Beverley might tell her ghost writer that the world can be divided into good guys and bad guys, but real life is more complicated. Boyne also suggests that it’s possible for people to learn. Although we’re not shown how he becomes enlightened, George goes from referring on-air to “coloured people” to giving an eloquent explanation of the distinction between that term and “people of colour”.
The Echo Chamber is no righteous rant; it is relentlessly funny. Questions of identity provide a rich seam for Boyne’s satire. Wilkes defines himself as non-binary and says he won’t be labelled. “I labelled you as a complete moron from the moment I met you,” George responds. “Must we label everything?” asks Nelson, when he tells his therapist he is in a relationship with a man and enjoys having sex with him. “Does that make me gay?” “It probably does, yes,” she replies.

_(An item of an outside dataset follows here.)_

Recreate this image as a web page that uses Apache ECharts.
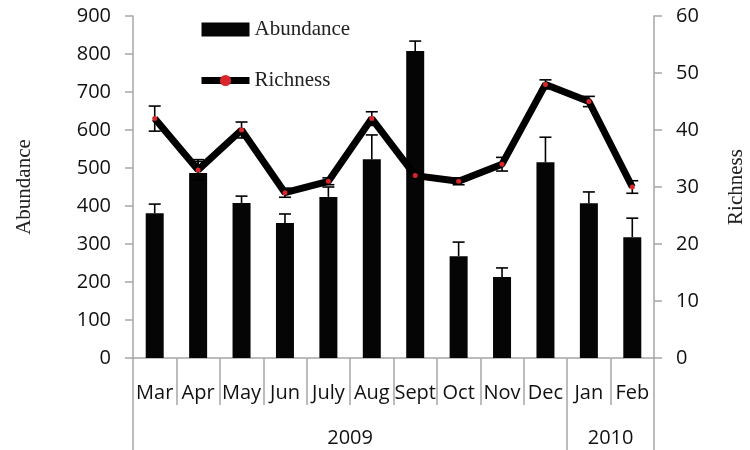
<!DOCTYPE html>
<html><head><meta charset="utf-8">
<script src="https://cdn.jsdelivr.net/npm/echarts@6/dist/echarts.min.js"></script>
<style>html,body{margin:0;padding:0;background:#fff}#c{width:750px;height:450px}</style>
</head><body><div id="c"></div>
<script>
const months = ['Mar','Apr','May','Jun','July','Aug','Sept','Oct','Nov','Dec','Jan','Feb'];
const years = ['2009','2010'];
const yearSpan = [10, 2];
const abundance = [381, 487, 408, 355, 424, 523, 808, 268, 213, 515, 407, 318];
const abundanceErr = [24, 30, 18, 24, 26, 64, 26, 37, 24, 66, 30, 50];
const richness = [42, 33, 40, 29, 31, 42, 32, 31, 34, 48, 45, 30];
const richnessErr = [2.2, 1.8, 1.4, 0.8, 0.6, 1.2, 0, 0.6, 1.2, 0.8, 0.9, 1.1];
const abundanceTicks = [0, 900, 100];
const richnessTicks = [0, 60, 10];

const FONT = 'Open Sans';
const SERIF = 'Liberation Serif';
const AX = '#a6a6a6';

const yearBounds = [0];
yearSpan.forEach(s => yearBounds.push(yearBounds[yearBounds.length - 1] + s));
const yearCentres = years.map((y, i) => (yearBounds[i] + yearBounds[i + 1]) / 2);

function errItem(both) {
  return function (params, api) {
    const x = api.value(0), v = api.value(1), e = api.value(2);
    if (!e) return null;
    const top = api.coord([x, v + e]);
    const bot = api.coord([x, both ? v - e : v]);
    const hw = 6;
    const st = { stroke: '#000', lineWidth: 1.6 };
    const ch = [
      { type: 'line', shape: { x1: top[0], y1: bot[1], x2: top[0], y2: top[1] }, style: st },
      { type: 'line', shape: { x1: top[0] - hw, y1: top[1], x2: top[0] + hw, y2: top[1] }, style: st }
    ];
    if (both) ch.push({ type: 'line', shape: { x1: top[0] - hw, y1: bot[1], x2: top[0] + hw, y2: bot[1] }, style: st });
    return { type: 'group', children: ch };
  };
}

const chart = echarts.init(document.getElementById('c'), null, { renderer: 'canvas' });
chart.setOption({
  animation: false,
  backgroundColor: '#fff',
  grid: { left: 133, right: 96, top: 16, bottom: 92, outerBoundsMode: 'none', containLabel: false },
  legend: {
    orient: 'vertical', left: 193, top: 14, itemGap: 30,
    itemWidth: 48, itemHeight: 14,
    textStyle: { fontFamily: SERIF, fontSize: 21, color: '#222' },
    data: [{ name: 'Abundance', icon: 'rect' },
           { name: 'Richness', lineStyle: { width: 7, color: '#000' } }]
  },
  xAxis: [{
    type: 'category', data: months, boundaryGap: true,
    axisLine: { lineStyle: { color: AX, width: 1.5 } },
    axisTick: { show: true, length: 47, lineStyle: { color: AX, width: 1.5 } },
    axisLabel: { interval: 0, margin: 25, fontFamily: FONT, fontSize: 20, color: '#111' }
  }, {
    type: 'value', min: 0, max: months.length, position: 'bottom',
    axisLine: { show: false }, splitLine: { show: false },
    axisTick: { show: true, customValues: yearBounds, length: 92, lineStyle: { color: AX, width: 1.5 } },
    axisLabel: {
      customValues: yearCentres, margin: 70, fontFamily: FONT, fontSize: 20, color: '#111',
      formatter: v => { const i = yearCentres.indexOf(v); return i >= 0 ? years[i] : ''; }
    }
  }],
  yAxis: [{
    type: 'value', min: abundanceTicks[0], max: abundanceTicks[1], interval: abundanceTicks[2],
    name: 'Abundance', nameLocation: 'middle', nameGap: 98, nameRotate: 90,
    nameTextStyle: { fontFamily: SERIF, fontSize: 21, color: '#222' },
    axisLine: { show: true, lineStyle: { color: AX, width: 1.5 } },
    axisTick: { show: true, length: 8, lineStyle: { color: AX, width: 1.5 } },
    splitLine: { show: false },
    axisLabel: { margin: 22, fontFamily: FONT, fontSize: 20, color: '#111' }
  }, {
    type: 'value', min: richnessTicks[0], max: richnessTicks[1], interval: richnessTicks[2], position: 'right',
    name: 'Richness', nameLocation: 'middle', nameGap: 72, nameRotate: 90,
    nameTextStyle: { fontFamily: SERIF, fontSize: 21, color: '#222' },
    axisLine: { show: true, lineStyle: { color: AX, width: 1.5 } },
    axisTick: { show: true, length: 8, lineStyle: { color: AX, width: 1.5 } },
    splitLine: { show: false },
    axisLabel: { margin: 22, fontFamily: FONT, fontSize: 20, color: '#111' }
  }],
  series: [{
    name: 'Abundance', type: 'bar', data: abundance, barWidth: 18,
    itemStyle: { color: '#050505' }, z: 2
  }, {
    type: 'custom', renderItem: errItem(false), z: 3,
    data: abundance.map((v, i) => [i, v, abundanceErr[i]])
  }, {
    name: 'Richness', type: 'line', yAxisIndex: 1, data: richness,
    lineStyle: { color: '#000', width: 7 }, itemStyle: { color: '#d9262b', borderWidth: 0 },
    symbol: 'circle', symbolSize: 5, showSymbol: true, z: 5
  }, {
    type: 'custom', yAxisIndex: 1, renderItem: errItem(true), z: 4,
    data: richness.map((v, i) => [i, v, richnessErr[i]])
  }]
});
</script></body></html>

Like Lauren Oyler’s Fake Accounts and Patricia Lockwood’s Nobody is Talking About This, both published this year, The Echo Chamber explores how social media has changed the way we think and behave. In the first two novels, their narrators are what one journalist has called both “critics and captives” of social media: they recognise its shallowness but can’t — or don’t want to — break free of it.
He may still be on Twitter in real life, but in The Echo Chamber, Boyne is all critic. There is none of Oyler and Lockwood’s fragmentary narratives and online in-jokes — this is wilfully old-fashioned farce, brilliantly executed.
Its playfulness and conscious absurdity are in sharp contrast to the delusion and inflated sense of importance that characterises much social media discourse. Take Wilkes’s advice to Elizabeth on using it to effect change: build up as big a following as possible and “[make] them believe in you, even if you have no knowledge or training in your particular subject. That’s how Jesus did it, after all.” When she points out Jesus wasn’t on social media, he retorts: “Only because it wasn’t around then. But can you imagine if he’d tweeted from the cross?”
Wilkes — a character who deserves his own spin-off novel — later has a Damascene conversion and leaves social media. “The fact is, when you sign up for an account and accept the terms and conditions, there should also be a warning attached: And this will make you miserable,” he tells Elizabeth. “Actually, you should tweet that, that’s some solid wisdom there.”
Another critic and captive: it’s hard to escape the echo chamber.